▶ [Given exercise]:
Print the listing in its entirety and exactly, leaving out images.

▶ [Information provided]:
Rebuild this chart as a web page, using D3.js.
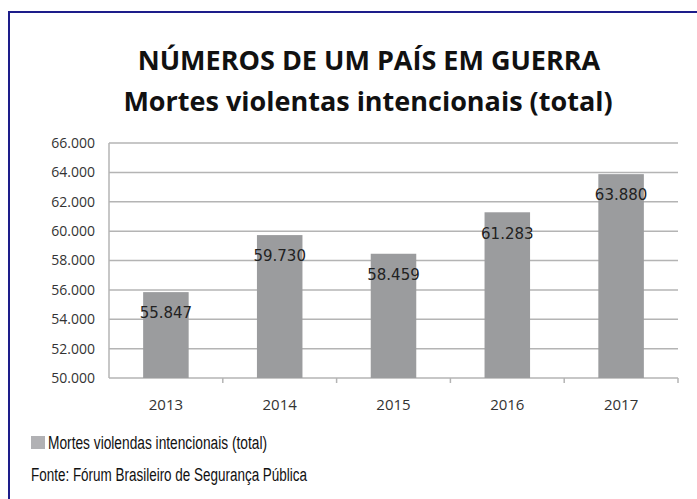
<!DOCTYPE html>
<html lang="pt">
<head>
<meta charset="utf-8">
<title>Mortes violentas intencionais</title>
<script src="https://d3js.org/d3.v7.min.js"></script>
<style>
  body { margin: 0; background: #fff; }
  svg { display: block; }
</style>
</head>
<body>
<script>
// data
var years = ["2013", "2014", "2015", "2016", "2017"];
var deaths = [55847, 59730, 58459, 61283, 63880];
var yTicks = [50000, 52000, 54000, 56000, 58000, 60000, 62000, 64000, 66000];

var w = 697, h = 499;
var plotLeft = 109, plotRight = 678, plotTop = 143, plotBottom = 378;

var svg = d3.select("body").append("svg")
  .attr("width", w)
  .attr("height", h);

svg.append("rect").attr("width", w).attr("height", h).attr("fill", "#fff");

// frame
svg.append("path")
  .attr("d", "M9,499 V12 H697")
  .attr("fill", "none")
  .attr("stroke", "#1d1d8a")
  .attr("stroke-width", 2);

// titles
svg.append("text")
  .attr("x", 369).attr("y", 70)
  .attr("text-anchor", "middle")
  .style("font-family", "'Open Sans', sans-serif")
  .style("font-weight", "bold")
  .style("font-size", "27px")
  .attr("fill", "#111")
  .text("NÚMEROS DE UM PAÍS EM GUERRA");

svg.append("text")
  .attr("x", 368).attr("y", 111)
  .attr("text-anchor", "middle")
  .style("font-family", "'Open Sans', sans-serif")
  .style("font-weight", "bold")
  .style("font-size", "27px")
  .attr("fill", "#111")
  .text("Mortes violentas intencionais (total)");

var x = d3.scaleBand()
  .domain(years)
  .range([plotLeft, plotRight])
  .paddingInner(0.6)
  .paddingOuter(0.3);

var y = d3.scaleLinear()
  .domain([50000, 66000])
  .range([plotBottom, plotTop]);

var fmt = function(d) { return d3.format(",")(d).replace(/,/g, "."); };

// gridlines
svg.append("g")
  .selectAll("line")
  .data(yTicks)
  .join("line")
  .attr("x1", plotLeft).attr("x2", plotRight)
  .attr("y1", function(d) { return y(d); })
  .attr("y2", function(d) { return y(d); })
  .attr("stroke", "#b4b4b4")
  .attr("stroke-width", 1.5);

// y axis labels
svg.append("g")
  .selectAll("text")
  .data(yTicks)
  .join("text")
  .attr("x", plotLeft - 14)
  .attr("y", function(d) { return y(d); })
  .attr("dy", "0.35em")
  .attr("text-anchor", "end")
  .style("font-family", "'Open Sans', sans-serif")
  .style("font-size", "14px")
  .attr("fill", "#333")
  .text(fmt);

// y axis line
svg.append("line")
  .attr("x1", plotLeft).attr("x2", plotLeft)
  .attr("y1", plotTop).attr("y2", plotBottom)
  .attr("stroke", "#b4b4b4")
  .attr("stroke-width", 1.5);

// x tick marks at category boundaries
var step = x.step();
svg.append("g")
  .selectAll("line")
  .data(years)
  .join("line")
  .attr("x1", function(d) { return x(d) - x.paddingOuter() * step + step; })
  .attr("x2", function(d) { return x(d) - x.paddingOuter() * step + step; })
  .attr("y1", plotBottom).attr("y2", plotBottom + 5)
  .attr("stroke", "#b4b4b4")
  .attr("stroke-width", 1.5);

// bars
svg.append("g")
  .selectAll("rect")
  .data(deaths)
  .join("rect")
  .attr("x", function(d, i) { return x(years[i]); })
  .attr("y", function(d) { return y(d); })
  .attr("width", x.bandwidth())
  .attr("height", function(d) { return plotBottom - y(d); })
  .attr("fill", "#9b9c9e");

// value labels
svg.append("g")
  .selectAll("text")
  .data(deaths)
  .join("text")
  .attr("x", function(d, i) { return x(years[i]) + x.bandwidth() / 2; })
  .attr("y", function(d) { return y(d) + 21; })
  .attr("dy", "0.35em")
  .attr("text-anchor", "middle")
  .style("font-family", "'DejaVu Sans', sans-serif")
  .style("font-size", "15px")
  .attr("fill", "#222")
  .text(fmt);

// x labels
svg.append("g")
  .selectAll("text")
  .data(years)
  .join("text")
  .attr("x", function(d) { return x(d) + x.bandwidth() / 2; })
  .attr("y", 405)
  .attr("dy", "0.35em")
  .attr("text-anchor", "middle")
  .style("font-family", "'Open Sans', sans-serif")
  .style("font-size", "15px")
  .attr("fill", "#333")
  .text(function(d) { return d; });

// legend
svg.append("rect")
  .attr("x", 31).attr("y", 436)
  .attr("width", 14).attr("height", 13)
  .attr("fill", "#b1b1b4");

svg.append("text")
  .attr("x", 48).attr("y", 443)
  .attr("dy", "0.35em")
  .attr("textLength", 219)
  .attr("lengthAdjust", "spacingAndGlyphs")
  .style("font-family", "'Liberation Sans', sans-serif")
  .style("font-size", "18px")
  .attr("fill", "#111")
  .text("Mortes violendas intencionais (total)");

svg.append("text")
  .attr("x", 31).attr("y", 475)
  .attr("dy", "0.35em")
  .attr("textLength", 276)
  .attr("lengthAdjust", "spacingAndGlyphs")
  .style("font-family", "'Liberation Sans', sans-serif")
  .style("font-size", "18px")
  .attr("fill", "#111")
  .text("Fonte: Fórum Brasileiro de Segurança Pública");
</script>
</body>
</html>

▶ [Result]:
Rebuild this chart as a web page, using D3.js.
<!DOCTYPE html>
<html lang="pt">
<head>
<meta charset="utf-8">
<title>Mortes violentas intencionais</title>
<script src="https://d3js.org/d3.v7.min.js"></script>
<style>
  body { margin: 0; background: #fff; }
  svg { display: block; }
</style>
</head>
<body>
<script>
// data
var years = ["2013", "2014", "2015", "2016", "2017"];
var deaths = [55847, 59730, 58459, 61283, 63880];
var yTicks = [50000, 52000, 54000, 56000, 58000, 60000, 62000, 64000, 66000];

var w = 697, h = 499;
var plotLeft = 109, plotRight = 678, plotTop = 143, plotBottom = 378;

var svg = d3.select("body").append("svg")
  .attr("width", w)
  .attr("height", h);

svg.append("rect").attr("width", w).attr("height", h).attr("fill", "#fff");

// frame
svg.append("path")
  .attr("d", "M9,499 V12 H697")
  .attr("fill", "none")
  .attr("stroke", "#1d1d8a")
  .attr("stroke-width", 2);

// titles
svg.append("text")
  .attr("x", 369).attr("y", 70)
  .attr("text-anchor", "middle")
  .style("font-family", "'Open Sans', sans-serif")
  .style("font-weight", "bold")
  .style("font-size", "27px")
  .attr("fill", "#111")
  .text("NÚMEROS DE UM PAÍS EM GUERRA");

svg.append("text")
  .attr("x", 368).attr("y", 111)
  .attr("text-anchor", "middle")
  .style("font-family", "'Open Sans', sans-serif")
  .style("font-weight", "bold")
  .style("font-size", "27px")
  .attr("fill", "#111")
  .text("Mortes violentas intencionais (total)");

var x = d3.scaleBand()
  .domain(years)
  .range([plotLeft, plotRight])
  .paddingInner(0.6)
  .paddingOuter(0.3);

var y = d3.scaleLinear()
  .domain([50000, 66000])
  .range([plotBottom, plotTop]);

var fmt = function(d) { return d3.format(",")(d).replace(/,/g, "."); };

// gridlines
svg.append("g")
  .selectAll("line")
  .data(yTicks)
  .join("line")
  .attr("x1", plotLeft).attr("x2", plotRight)
  .attr("y1", function(d) { return y(d); })
  .attr("y2", function(d) { return y(d); })
  .attr("stroke", "#b4b4b4")
  .attr("stroke-width", 1.5);

// y axis labels
svg.append("g")
  .selectAll("text")
  .data(yTicks)
  .join("text")
  .attr("x", plotLeft - 14)
  .attr("y", function(d) { return y(d); })
  .attr("dy", "0.35em")
  .attr("text-anchor", "end")
  .style("font-family", "'Open Sans', sans-serif")
  .style("font-size", "14px")
  .attr("fill", "#333")
  .text(fmt);

// y axis line
svg.append("line")
  .attr("x1", plotLeft).attr("x2", plotLeft)
  .attr("y1", plotTop).attr("y2", plotBottom)
  .attr("stroke", "#b4b4b4")
  .attr("stroke-width", 1.5);

// x tick marks at category boundaries
var step = x.step();
svg.append("g")
  .selectAll("line")
  .data(years)
  .join("line")
  .attr("x1", function(d) { return x(d) - x.paddingOuter() * step + step; })
  .attr("x2", function(d) { return x(d) - x.paddingOuter() * step + step; })
  .attr("y1", plotBottom).attr("y2", plotBottom + 5)
  .attr("stroke", "#b4b4b4")
  .attr("stroke-width", 1.5);

// bars
svg.append("g")
  .selectAll("rect")
  .data(deaths)
  .join("rect")
  .attr("x", function(d, i) { return x(years[i]); })
  .attr("y", function(d) { return y(d); })
  .attr("width", x.bandwidth())
  .attr("height", function(d) { return plotBottom - y(d); })
  .attr("fill", "#9b9c9e");

// value labels
svg.append("g")
  .selectAll("text")
  .data(deaths)
  .join("text")
  .attr("x", function(d, i) { return x(years[i]) + x.bandwidth() / 2; })
  .attr("y", function(d) { return y(d) + 21; })
  .attr("dy", "0.35em")
  .attr("text-anchor", "middle")
  .style("font-family", "'DejaVu Sans', sans-serif")
  .style("font-size", "15px")
  .attr("fill", "#222")
  .text(fmt);

// x labels
svg.append("g")
  .selectAll("text")
  .data(years)
  .join("text")
  .attr("x", function(d) { return x(d) + x.bandwidth() / 2; })
  .attr("y", 405)
  .attr("dy", "0.35em")
  .attr("text-anchor", "middle")
  .style("font-family", "'Open Sans', sans-serif")
  .style("font-size", "15px")
  .attr("fill", "#333")
  .text(function(d) { return d; });

// legend
svg.append("rect")
  .attr("x", 31).attr("y", 436)
  .attr("width", 14).attr("height", 13)
  .attr("fill", "#b1b1b4");

svg.append("text")
  .attr("x", 48).attr("y", 443)
  .attr("dy", "0.35em")
  .attr("textLength", 219)
  .attr("lengthAdjust", "spacingAndGlyphs")
  .style("font-family", "'Liberation Sans', sans-serif")
  .style("font-size", "18px")
  .attr("fill", "#111")
  .text("Mortes violendas intencionais (total)");

svg.append("text")
  .attr("x", 31).attr("y", 475)
  .attr("dy", "0.35em")
  .attr("textLength", 276)
  .attr("lengthAdjust", "spacingAndGlyphs")
  .style("font-family", "'Liberation Sans', sans-serif")
  .style("font-size", "18px")
  .attr("fill", "#111")
  .text("Fonte: Fórum Brasileiro de Segurança Pública");
</script>
</body>
</html>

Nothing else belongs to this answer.